English is a regular topic of conversation in Spain. There's a belief that without English you cannot succeed. Professionals often need English. Teachers, for example, have to have a high intermediate qualification in English (B2) no matter what subject or area they teach. On the radio there are often pieces complaining about the intrusion of English into the everyday language. It seems to be pretty cool for Spaniards to drop in a few English words to the conversation. The funny thing is that the variations in pronunciation mean that many native English speakers do not recognise the words as English. On top of that many supposedly English words aren't used correctly. Cross and camping for instance are well established, everyday words used by all Spaniards but the first is a cross country race and the second is a campsite. There is camping close to the start of the cross would, I suspect, confound most Brits.

So there is a sizeable market for English language teaching across the age range in Spain. The backbone of the majority of the academies though is children.  Responsible adults want their children to succeed. They send them to do English because either they are doing well at school and want to reinforce the success or because they are doing badly and want to make up the deficit. In reality the level of even the best of the youngsters is excruciatingly bad. I have no idea what's going on with English language teaching in Spanish schools but it isn't working for the youngsters I bump into.
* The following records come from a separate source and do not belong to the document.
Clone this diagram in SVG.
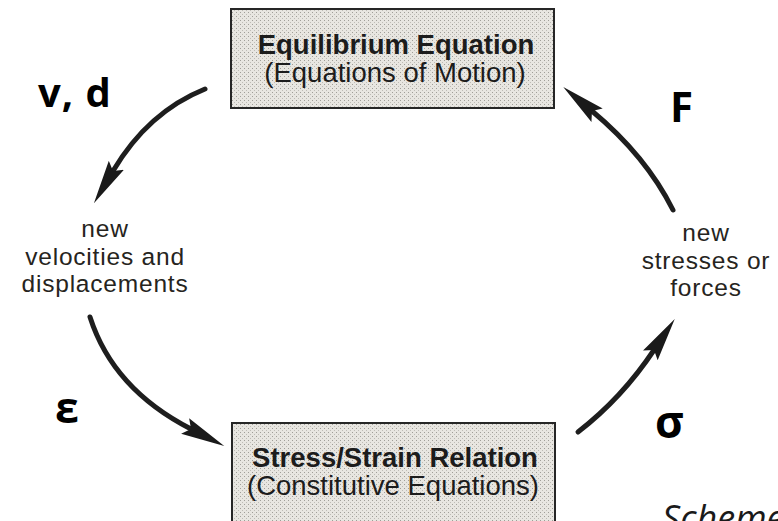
<svg xmlns="http://www.w3.org/2000/svg" width="778" height="521" viewBox="0 0 778 521">
  <style>
    .box { fill: url(#stipple); stroke: #262626; stroke-width: 2; }
    .bt { font-family: "Liberation Sans", Arial, sans-serif; font-size: 27.5px; font-weight: bold; fill: #1c1c1c; text-anchor: middle; }
    .rt { font-family: "Liberation Sans", Arial, sans-serif; font-size: 27.5px; fill: #1c1c1c; text-anchor: middle; }
    .lab { font-family: "Liberation Sans", Arial, sans-serif; font-size: 24.5px; letter-spacing: 0.8px; fill: #262420; text-anchor: middle; }
    .sym { font-family: "Open Sans", "DejaVu Sans", sans-serif; font-weight: bold; fill: #000; }
    .arc { fill: none; stroke: #1e1e1e; stroke-width: 5; stroke-linecap: round; marker-end: url(#head); }
    .cap { font-family: "Open Sans", "DejaVu Sans", sans-serif; font-style: italic; font-size: 36px; fill: #1a1a1a; }
  </style>
  <defs>
    <pattern id="stipple" width="4" height="4" patternUnits="userSpaceOnUse">
      <rect width="4" height="4" fill="#e8e6e1"/>
      <rect x="0" y="0" width="1" height="1" fill="#a09e98"/>
      <rect x="2" y="2" width="1" height="1" fill="#bebcb6"/>
    </pattern>
    <marker id="head" markerUnits="userSpaceOnUse" markerWidth="44" markerHeight="20" viewBox="0 0 40 16" refX="6" refY="8" orient="auto">
      <path d="M0,0 L40,8 L0,16 L6,8 Z" fill="#1a1a1a"/>
    </marker>
  </defs>
  <rect width="778" height="521" fill="#ffffff"/>

  <g id="equilibrium">
    <rect class="box" x="231" y="9" width="323" height="99"/>
    <text class="bt" x="396" y="54">Equilibrium Equation</text>
    <text class="rt" x="395" y="82">(Equations of Motion)</text>
  </g>

  <g id="stress-strain">
    <rect class="box" x="232" y="423" width="323" height="110"/>
    <text class="bt" x="395" y="467">Stress/Strain Relation</text>
    <text class="rt" x="393" y="495">(Constitutive Equations)</text>
  </g>

  <g id="velocities">
    <text class="lab"><tspan x="105" y="237">new</tspan><tspan x="105" y="264.5">velocities and</tspan><tspan x="105" y="292">displacements</tspan></text>
  </g>

  <g id="stresses">
    <text class="lab"><tspan x="706" y="241">new</tspan><tspan x="706" y="268.5">stresses or</tspan><tspan x="706" y="296">forces</tspan></text>
  </g>

  <g id="connectors">
    <path class="arc" d="M205,89 Q148,112 113,171"/>
    <path class="arc" d="M90,317 Q113,389 191,429"/>
    <path class="arc" d="M578,432 Q622,398 654,350"/>
    <path class="arc" d="M673,210 Q646,156 592,111"/>
  </g>

  <g id="symbols">
    <text class="sym" x="38" y="107" font-size="40" letter-spacing="1">v, d</text>
    <text class="sym" x="670" y="122" font-size="42">F</text>
    <text class="sym" x="55" y="423" font-size="43">ε</text>
    <text class="sym" x="655" y="438" font-size="44">σ</text>
  </g>

  <text class="cap" x="662" y="531">Scheme</text>
</svg>
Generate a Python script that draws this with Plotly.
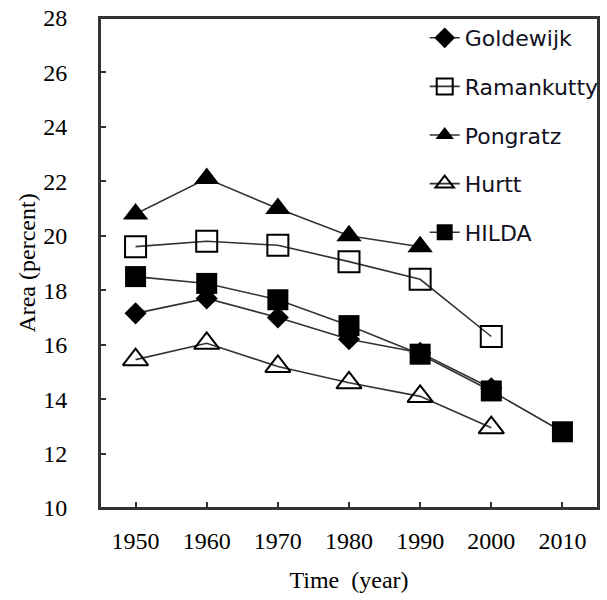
import plotly.graph_objects as go

years = [1950, 1960, 1970, 1980, 1990, 2000, 2010]

goldewijk_x = [1950, 1960, 1970, 1980, 1990, 2000]
goldewijk_y = [17.15, 17.7, 17.0, 16.2, 15.7, 14.4]

ramankutty_x = [1950, 1960, 1970, 1980, 1990, 2000]
ramankutty_y = [19.6, 19.8, 19.65, 19.05, 18.4, 16.3]

pongratz_x = [1950, 1960, 1970, 1980, 1990]
pongratz_y = [20.8, 22.1, 21.0, 20.0, 19.6]

hurtt_x = [1950, 1960, 1970, 1980, 1990, 2000]
hurtt_y = [15.45, 16.05, 15.2, 14.6, 14.1, 12.95]

hilda_x = [1950, 1960, 1970, 1980, 1990, 2000, 2010]
hilda_y = [18.5, 18.25, 17.65, 16.7, 15.65, 14.3, 12.8]

y_ticks = [10, 12, 14, 16, 18, 20, 22, 24, 26, 28]

line_color = "#333333"

series = [
    ("Goldewijk", goldewijk_x, goldewijk_y, dict(symbol="diamond", size=17, color="black", line=dict(width=0))),
    ("Ramankutty", ramankutty_x, ramankutty_y, dict(symbol="square-open", size=21, color="black", line=dict(width=2))),
    ("Pongratz", pongratz_x, pongratz_y, dict(symbol="triangle-up", size=22, color="black", line=dict(width=0))),
    ("Hurtt", hurtt_x, hurtt_y, dict(symbol="triangle-up-open", size=22, color="black", line=dict(width=2))),
    ("HILDA", hilda_x, hilda_y, dict(symbol="square", size=21, color="black", line=dict(width=0))),
]

fig = go.Figure()
for i, (name, xs, ys, mk) in enumerate(series):
    fig.add_trace(go.Scatter(
        x=xs, y=ys, name=name, mode="lines+markers",
        line=dict(color=line_color, width=1.6),
        marker=mk, legendgroup=name,
    ))

axis_font = dict(family="Liberation Serif", size=24, color="black")

fig.update_layout(
    width=607, height=600,
    margin=dict(l=100, r=3, t=18, b=92),
    paper_bgcolor="white", plot_bgcolor="white",
    showlegend=True,
    legend=dict(
        x=0.652, y=1.002, xanchor="left", yanchor="top",
        font=dict(family="DejaVu Sans", size=22, color="#111122"),
        bgcolor="rgba(0,0,0,0)", borderwidth=0,
        traceorder="grouped", tracegroupgap=17,
    ),
    shapes=[dict(type="rect", xref="paper", yref="paper", x0=0, x1=1, y0=0, y1=1,
                 line=dict(color="#333", width=2), fillcolor="rgba(0,0,0,0)", layer="above")],
    xaxis=dict(
        range=[1945, 2015], tickvals=years, ticktext=[str(y) for y in years],
        ticks="inside", ticklen=6, tickcolor="#333", tickwidth=1.5,
        showline=True, linecolor="#333", linewidth=2, mirror=True,
        showgrid=False, zeroline=False, tickfont=axis_font,
        ticklabelstandoff=10, automargin=False,
        title=dict(text="Time  (year)", font=dict(family="Liberation Serif", size=24, color="black"), standoff=18),
    ),
    yaxis=dict(
        range=[10, 28], tickvals=y_ticks,
        ticks="inside", ticklen=6, tickcolor="#333", tickwidth=1.5,
        showline=True, linecolor="#333", linewidth=2, mirror=True,
        showgrid=False, zeroline=False, tickfont=axis_font,
        ticklabelstandoff=26, automargin=False,
        title=dict(text="Area (percent)", font=dict(family="Liberation Serif", size=24, color="black"), standoff=1),
    ),
)

fig.write_html("out.html", config={"displayModeBar": False, "responsive": False},
               post_script="document.body.style.margin='0';document.body.style.overflow='hidden';")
It may be, of course, that for me at least there's no need for younger students to apply themselves. Most of the youngsters would rather be manipulating a games console, kicking a football or chatting with their pals than doing English and as long as they do well, or better, at school their parents will leave them alone. There is no real need for them to try and speak or understand English for me. I can offer neither substantial threats nor incentives. So even the nicest of them, the ones who seem keen, chatter all the time. Spain is a noisy country which means that everyone knows that you need to raise your voice to be heard. The result is that chatter often turns to shouting. Amongst the less interested, on top of the noise, there is fighting. They fight each other and occasionally they fight with me in the sense that they will try to wrest a board marker from my grip or force closed the book that they don't want to study. There is a lot of pinching and kicking amongst them and a fair bit of stabbing each other with pencils. Tearing up worksheets is the norm. I hate English (said in Spanish of course)  and a point blank refusal to participate in the activities are common. Several of the younger children seem to delight in dropping their trousers or throwing snot around. Most endearing. The environment is not one that fosters speedy language learning and one of the real differences between me and a properly trained teacher is that I have no idea about classroom management.

Personally of course I'm still struggling to learn a bit more Spanish, to improve my fluency and what not. So for the past few years the parallels between my own struggles with a language and those of my students have made the whole thing quite interesting. I don't find it quite so aborbing anymore now that I spend most of my time asking people to get off the table or to stop shouting.